A voice from behind him tore Forna out of his daydream. He turned sluggishly, tired, hands clamped around the bowl like he was afraid he would lose it. It would be the beard-man, he thought, back from his alcohol-fuelled journey, ready to spin another yarn.

But the squat figure stepping out of the elevator hadn’t a facial hair to his name, nor was he bald, or as young as Forna’s temporary roommate. He was a stout man with thinning blonde hair, black thick-rimmed glasses, a rotund and protuberant belly that would take a lifetime of over-indulgence and laziness to swell, and a frame that looked like a squished grape, and seemed just as soft and malleable.

The man looked at Forna from behind glassy eyes, searching for an answer.

In surreal and heightened moments of realisation, the mind can move at a million thoughts per second, perform incredible gymnastics and wild acrobatics like a professional circus recitalist, and align all cerebral departments with governmental authority.

Forna’s mind tied together all the threads, and a weary, cold acceptance washed over him. It was impossible to fight against it; the will of gods and immortals supersedes the conscious of man.

The bowl in his hand, the flowers inside, the full moon beating down, the new lodger, and the love between two immortals, never united, never again to touch, and the flowery gifts one made to the other.

He opened the window gingerly, swung it inwards, and placed the bowl on the sill, where the previous night another bowl had been placed, let the petals inside taste the pure, untainted moonlight… where they were meant to be, and for the moon to taste them alike.

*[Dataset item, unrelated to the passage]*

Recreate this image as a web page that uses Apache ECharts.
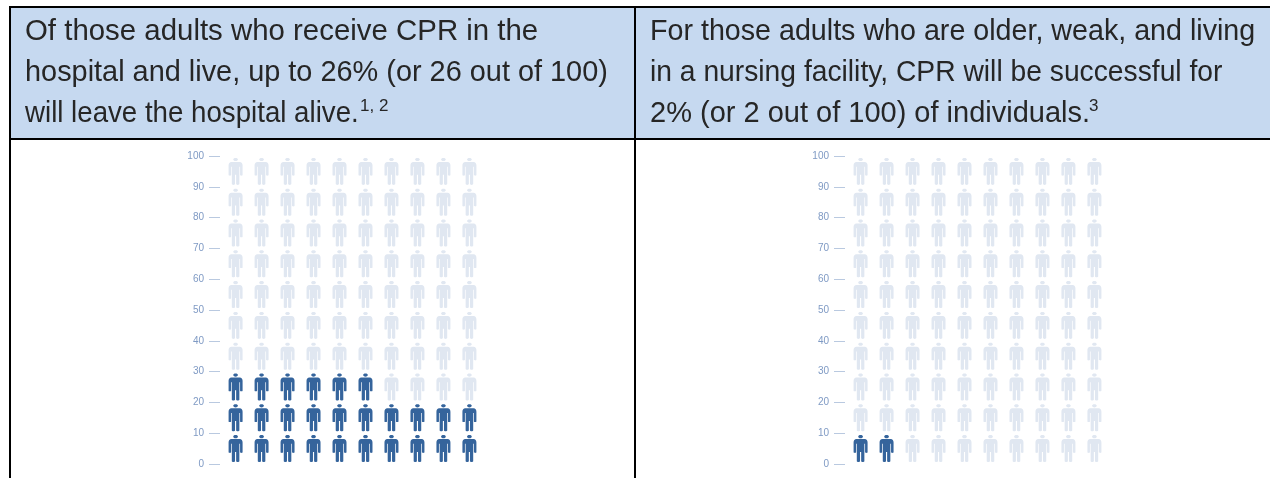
<!DOCTYPE html>
<html><head><meta charset="utf-8">
<script src="https://cdn.jsdelivr.net/npm/echarts@6/dist/echarts.min.js"></script>
<style>html,body{margin:0;padding:0;background:#fff}#c{width:1270px;height:478px}</style>
</head><body><div id="c"></div>
<script>
const leftLines = ["Of those adults who receive CPR in the","hospital and live, up to 26% (or 26 out of 100)","will leave the hospital alive."];
const leftNote = "1, 2";
const rightLines = ["For those adults who are older, weak, and living","in a nursing facility, CPR will be successful for","2% (or 2 out of 100) of individuals."];
const rightNote = "3";
const rowValues = [5,15,25,35,45,55,65,75,85,95];
const columns = [1,2,3,4,5,6,7,8,9,10];
const leftFilledPerRow = [10,10,6,0,0,0,0,0,0,0];
const rightFilledPerRow = [2,0,0,0,0,0,0,0,0,0];

const person = 'path://M50 0C60 0 67 4 67 9C67 14 60 18 50 18C40 18 33 14 33 9C33 4 40 0 50 0ZM20 23L80 23C92 23 100 31 100 42L100 98C100 103 82 103 82 98L82 50L77 50L77 150C77 156 54 156 54 150L54 96L46 96L46 150C46 156 23 156 23 150L23 50L18 50L18 98C18 103 0 103 0 98L0 42C0 31 8 23 20 23Z';

function cells(filledPerRow){
  const on=[],off=[];
  rowValues.forEach((r,i)=>columns.forEach(c=>(c<=filledPerRow[i]?on:off).push([c,r])));
  return {on,off};
}
function grid(left){return {left,top:156,width:265,height:308};}
const l=cells(leftFilledPerRow), r=cells(rightFilledPerRow);
const xAxis=i=>({gridIndex:i,type:'value',min:0.4,max:10.6,show:false});
const yAxis=i=>({gridIndex:i,type:'value',min:0,max:100,interval:10,
  axisLine:{show:false},splitLine:{show:false},
  axisTick:{show:true,length:11,lineStyle:{color:'#b9c9e0',width:1}},
  axisLabel:{color:'#7f9ac4',fontSize:10,margin:16,fontFamily:'Liberation Sans'}});
const sym=(i,data,color)=>({type:'scatter',xAxisIndex:i,yAxisIndex:i,data,symbol:person,symbolSize:[14,27],
  itemStyle:{color,opacity:1},silent:true,animation:false});

const FS=29, INK='#262626';
const text=(x,y,t,sx,fs)=>({type:'text',x,y,scaleX:sx||1,z:10,silent:true,style:{text:t,x:0,y:0,fill:INK,font:(fs||FS)+'px "Liberation Sans"',textVerticalAlign:'middle'}});
const rect=(x,y,w,h,c)=>({type:'rect',silent:true,z:5,shape:{x,y,width:w,height:h},style:{fill:c}});
const elements=[
  rect(10,7,1260,132,'#c6d9f0'),
  rect(9,6,1261,2,'#000'), rect(9,138,1261,2,'#000'),
  rect(9,6,2,472,'#000'), rect(634,6,2,472,'#000'),
  text(25,32,leftLines[0],1.014), text(25,73,leftLines[1],0.996), text(25,114,leftLines[2],0.954),
  text(360,106,leftNote,1,17),
  text(650,32,rightLines[0],0.988), text(650,73,rightLines[1],0.974), text(650,114,rightLines[2],1),
  text(1089,106,rightNote,1,17)
];
const chart=echarts.init(document.getElementById('c'),null,{renderer:'canvas'});
chart.setOption({animation:false,backgroundColor:'#fff',
  grid:[grid(220),grid(845)],
  xAxis:[xAxis(0),xAxis(1)], yAxis:[yAxis(0),yAxis(1)],
  series:[sym(0,l.off,'#e0e7f1'),sym(0,l.on,'#35649c'),sym(1,r.off,'#e0e7f1'),sym(1,r.on,'#35649c')],
  graphic:{elements}
});
</script></body></html>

Then he swivelled towards the podgy lodger, eyes at the floor, head dropped to his chin. There was a role he had to play, regardless of his desires. This went above him. Hou Yi may have been dead, and nothing more than a man, but his legacy extended further than the meteor-pocked moon suspended in the sky. An offering had to be made. A sacrifice.

‘Let me tell you a story,’ he said, ‘about the sun and the moon.’